The government can spend as much as it wants. It can print the money, or more accurately, change the numbers in bank accounts to meet its obligations. If it owes China $50 billion dollars for whatever reason, it can give China $50 billion dollars, without taxing the public or financing it through bonds. All it does is give China $50 billion U.S. dollars worth of credit to either spend in the U.S. or convert it to another currency.

This doesn't mean the government can spend what it wants without consequence. Over-spending can cause inflation or depreciate the currency, but it WILL NOT GO BANKRUPT!

So why tax us if the government doesn’t need it to spend?

Taxes create an on-going need to get dollars in order to pay them. They are what give our currency value. Our currency is no longer backed, partially or fully, with gold. It is a purely fiat money system and the way it maintains value is by the government demanding it to meet tax liabilities. If you don’t pay the government your U.S. dollars, then you will be thrown into jail.

Taxes also reduce our aggregate demand, or reduce our ability to spend. This allows the government to spend without causing inflation. Think of the economy as a big department store full of all the goods and services we produce and offer for sale every year. All together we earn enough wages and income to buy all of what we produce. But the government wants to spend money, too, in order to provide defense, infrastructure, etc. If it does not tax us then there is more money to buy than there are goods to be bought, this excess demand pushes prices up so that spending equals income, a necessary accounting identity.

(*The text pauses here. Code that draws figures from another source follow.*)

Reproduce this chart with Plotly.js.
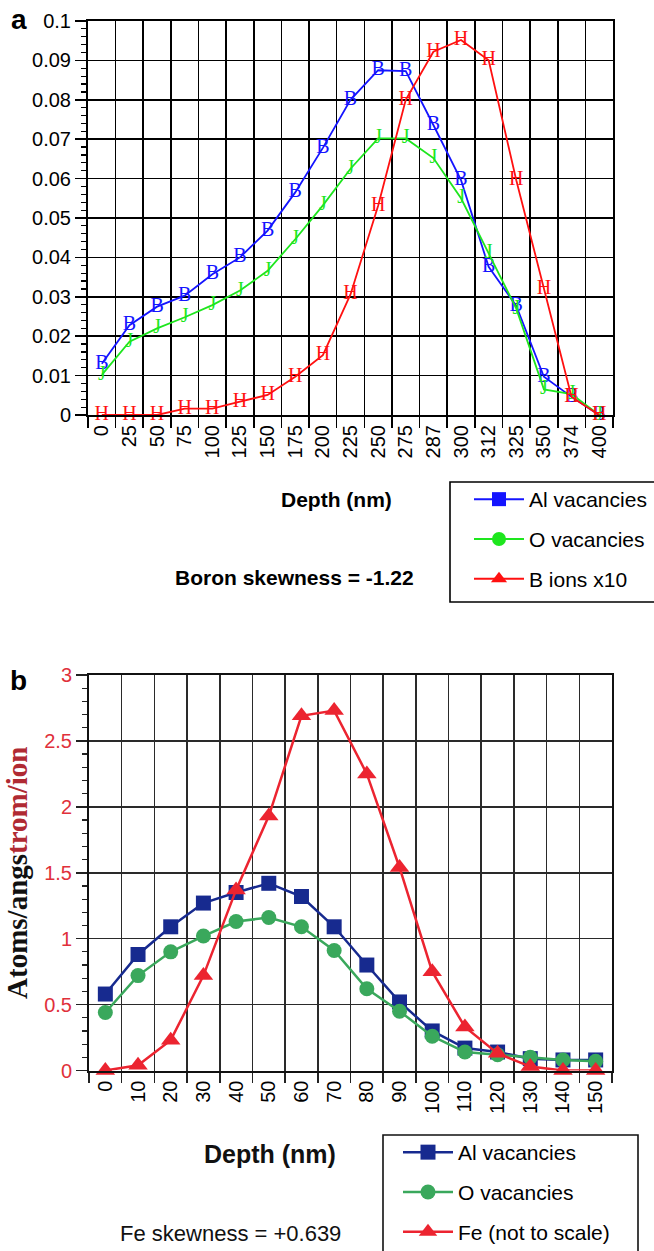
<!DOCTYPE html>
<html><head><meta charset="utf-8">
<script src="https://cdn.plot.ly/plotly-3.0.1.min.js"></script>
<style>html,body{margin:0;padding:0;background:#fff;overflow:hidden}</style>
</head><body><div id="chart" style="width:654px;height:1251px"></div>
<script>
// ---- Panel a data (Boron implant) ----
const depthA = ["0","25","50","75","100","125","150","175","200","225","250","275","287","300","312","325","350","374","400"];
const alVacA = [0.013,0.0228,0.0275,0.0303,0.0357,0.040,0.0468,0.0565,0.0678,0.080,0.0875,0.0873,0.0736,0.0596,0.0376,0.0277,0.0097,0.0046,0];
const oVacA  = [0.0102,0.0186,0.022,0.0248,0.0279,0.0316,0.0366,0.0446,0.0532,0.0625,0.0702,0.0702,0.0652,0.055,0.041,0.027,0.0065,0.0053,0];
const bIonsA = [0,0,0,0.0016,0.0016,0.0034,0.0051,0.0097,0.0152,0.0306,0.0531,0.080,0.0922,0.0952,0.090,0.0596,0.0319,0.0046,0];
const namesA = ["Al vacancies","O vacancies","B ions x10"];
const glyphsA = ["B","J","H"];

// ---- Panel b data (Fe implant) ----
const depthB = ["0","10","20","30","40","50","60","70","80","90","100","110","120","130","140","150"];
const alVacB = [0.58,0.88,1.09,1.27,1.35,1.42,1.32,1.09,0.80,0.52,0.30,0.17,0.14,0.09,0.08,0.08];
const oVacB  = [0.44,0.72,0.90,1.02,1.13,1.16,1.09,0.91,0.62,0.45,0.26,0.14,0.12,0.10,0.08,0.07];
const feB    = [0,0.04,0.23,0.72,1.37,1.93,2.69,2.73,2.25,1.54,0.75,0.33,0.13,0.03,0,0];
const namesB = ["Al vacancies","O vacancies","Fe (not to scale)"];

const W = 654, H = 1251;
const px = v => v / W;
const py = v => 1 - v / H;

const colA = ["#1414ff","#1ee61e","#ff1010"];
const colB = ["#172a8f","#3aa85c","#ec2430"];
const symbols = ["square","circle","triangle-up"];
const seriesA = [alVacA, oVacA, bIonsA];
const seriesB = [alVacB, oVacB, feB];

const traces = [];
// panel a: lines with letter glyphs as markers
seriesA.forEach((s, i) => {
  traces.push({
    x: depthA, y: s, xaxis: 'x', yaxis: 'y', type: 'scatter', mode: 'lines+text',
    text: s.map(() => glyphsA[i]), textposition: 'middle center',
    textfont: {family: 'Liberation Serif, Times New Roman, serif', size: 20, color: colA[i]},
    line: {color: colA[i], width: 1.8}, cliponaxis: false, showlegend: false, hoverinfo: 'x+y'
  });
});
// panel a legend entries
namesA.forEach((n, i) => {
  traces.push({
    x: [null], y: [null], xaxis: 'x', yaxis: 'y', type: 'scatter', mode: 'lines+markers',
    name: n, legend: 'legend', legendgroup: 'a' + i,
    line: {color: colA[i], width: 2}, marker: {symbol: symbols[i], size: 14, color: colA[i]}
  });
});
// panel b
seriesB.forEach((s, i) => {
  traces.push({
    x: depthB, y: s, xaxis: 'x2', yaxis: 'y2', type: 'scatter', mode: 'lines+markers',
    name: namesB[i], legend: 'legend2', legendgroup: 'b' + i,
    line: {color: colB[i], width: 2.5},
    marker: {symbol: symbols[i], size: i === 2 ? 17 : 15, color: colB[i]},
    cliponaxis: false
  });
});

const sans = 'Liberation Sans, Arial, Helvetica, sans-serif';
const baseX = {
  type: 'category', tickson: 'boundaries', showgrid: true, gridwidth: 1.6,
  showline: true, linewidth: 2, mirror: true, ticks: 'outside', ticklen: 11, tickwidth: 1.6,
  tickangle: -90, tickfont: {family: sans, size: 20, color: '#000'}, zeroline: false,
  automargin: false, fixedrange: true
};

function ann(text, x, y, size, color, extra) {
  return Object.assign({text: text, x: px(x), y: py(y), xref: 'paper', yref: 'paper', showarrow: false,
    xanchor: 'center', yanchor: 'middle', font: {family: sans, size: size, color: color}}, extra || {});
}

const layout = {
  width: W, height: H, margin: {l: 0, r: 0, t: 0, b: 0, pad: 0, autoexpand: false},
  paper_bgcolor: '#fff', plot_bgcolor: '#fff',
  font: {family: sans, size: 20, color: '#000'},
  showlegend: true,
  xaxis: Object.assign({}, baseX, {
    domain: [px(88), px(613)], anchor: 'y', range: [-0.5, depthA.length - 0.5],
    gridcolor: '#000', linecolor: '#000', tickcolor: '#000'
  }),
  yaxis: {
    domain: [py(415), py(21)], anchor: 'x', range: [0, 0.1], dtick: 0.01,
    showgrid: true, gridcolor: '#000', gridwidth: 1.6, showline: true, linecolor: '#000', linewidth: 2,
    mirror: true, ticks: 'outside', ticklen: 11, tickwidth: 1.6, tickcolor: '#000',
    tickfont: {family: sans, size: 20, color: '#000'}, zeroline: false, automargin: false, fixedrange: true,
    minor: {dtick: 0.002, ticks: 'outside', ticklen: 5, tickwidth: 1.2, tickcolor: '#000', showgrid: false}
  },
  xaxis2: Object.assign({}, baseX, {
    domain: [px(89), px(612)], anchor: 'y2', range: [-0.5, depthB.length - 0.5],
    gridcolor: '#2a2a2a', linecolor: '#111', tickcolor: '#222', ticklen: 10
  }),
  yaxis2: {
    domain: [py(1070.5), py(675)], anchor: 'x2', range: [0, 3], dtick: 0.5,
    showgrid: true, gridcolor: '#2a2a2a', gridwidth: 1.6, showline: true, linecolor: '#111', linewidth: 2,
    mirror: true, ticks: 'outside', ticklen: 11, tickwidth: 1.6, tickcolor: '#222',
    tickfont: {family: sans, size: 20, color: '#e0303a'}, zeroline: false, automargin: false, fixedrange: true,
    minor: {dtick: 0.1, ticks: 'outside', ticklen: 5, tickwidth: 1.2, tickcolor: '#222', showgrid: false},
    title: {
      text: '<b><span style="color:#111">Atoms/angs</span><span style="color:#b02a33">trom/ion</span></b>',
      font: {family: 'Liberation Serif, Times New Roman, serif', size: 29}, standoff: 8
    }
  },
  legend: {
    x: px(469), y: py(479), xanchor: 'left', yanchor: 'top',
    borderwidth: 0, bgcolor: 'rgba(0,0,0,0)',
    font: {family: sans, size: 21, color: '#000'},
    traceorder: 'grouped', tracegroupgap: 9.5, itemwidth: 50
  },
  legend2: {
    x: px(398), y: py(1132), xanchor: 'left', yanchor: 'top',
    borderwidth: 0, bgcolor: 'rgba(0,0,0,0)',
    font: {family: sans, size: 21, color: '#000'},
    traceorder: 'grouped', tracegroupgap: 9.5, itemwidth: 50
  },
  shapes: [
    {type: 'rect', xref: 'paper', yref: 'paper', x0: px(450), x1: px(660), y0: py(602), y1: py(482),
     line: {color: '#000', width: 1.6}, fillcolor: 'rgba(0,0,0,0)', layer: 'below'},
    {type: 'rect', xref: 'paper', yref: 'paper', x0: px(383), x1: px(638), y0: py(1260), y1: py(1135),
     line: {color: '#111', width: 1.6}, fillcolor: 'rgba(0,0,0,0)', layer: 'below'}
  ],
  annotations: [
    ann('<b>a</b>', 18.5, 19.5, 28, '#000'),
    ann('<b>b</b>', 18.5, 681, 28, '#000'),
    ann('<b>Depth (nm)</b>', 336.5, 499, 21, '#000'),
    ann('<b>Boron skewness = -1.22</b>', 294.5, 577, 21, '#000'),
    ann('<b>Depth (nm)</b>', 270, 1154, 25, '#111'),
    ann('Fe skewness = +0.639', 230.5, 1233, 22, '#111')
  ]
};

Plotly.newPlot('chart', traces, layout, {displayModeBar: false, staticPlot: true});
</script>
</body></html>
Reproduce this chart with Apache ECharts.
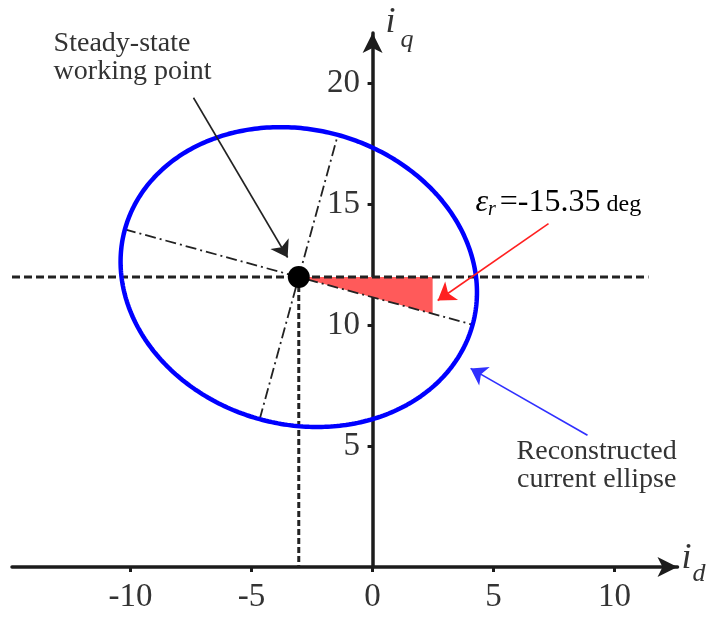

If the government taxes us and does not spend, the output will not all get sold and prices will drop due to a lack of demand. But along with prices, businesses will cut costs by cutting employment because they didn’t make as much as they expected.

So the government taxes us in order to maintain currency value and allow it to buy the goods and services the people want it to buy.

Put simply, the federal government doesn't ever have or not have any dollars; it just changes the numbers in the bank accounts. It is more of a scorekeeper than a vault of money.

So how does that apply to today? The government wants to cut deficits amidst an underemployed economy on the verge of deflation. In order to boost spending, the government should increase the deficit to make up for our lack of spending.

Now this is where ideology and preferences come in. If you prefer smaller government, then you should demand lower taxes to improve private sector spending. If, however, we save the tax cuts and do not spend them, then they are no good. If you prefer a bigger government, then you should demand more spending.

Again, inflation and currency depreciation are our only concerns with high government deficits! But at the moment inflation is not a threat and unemployment is still terribly high. If the currency depreciates we should see a rise in exports and a fall in imports, another boost to our aggregate demand.

To be sure, this is not my own “opinion” or anyone else's “opinion,” but how it actually works. Opinions and ideologies can get in the way or be used within this framework, but do not change how the system works.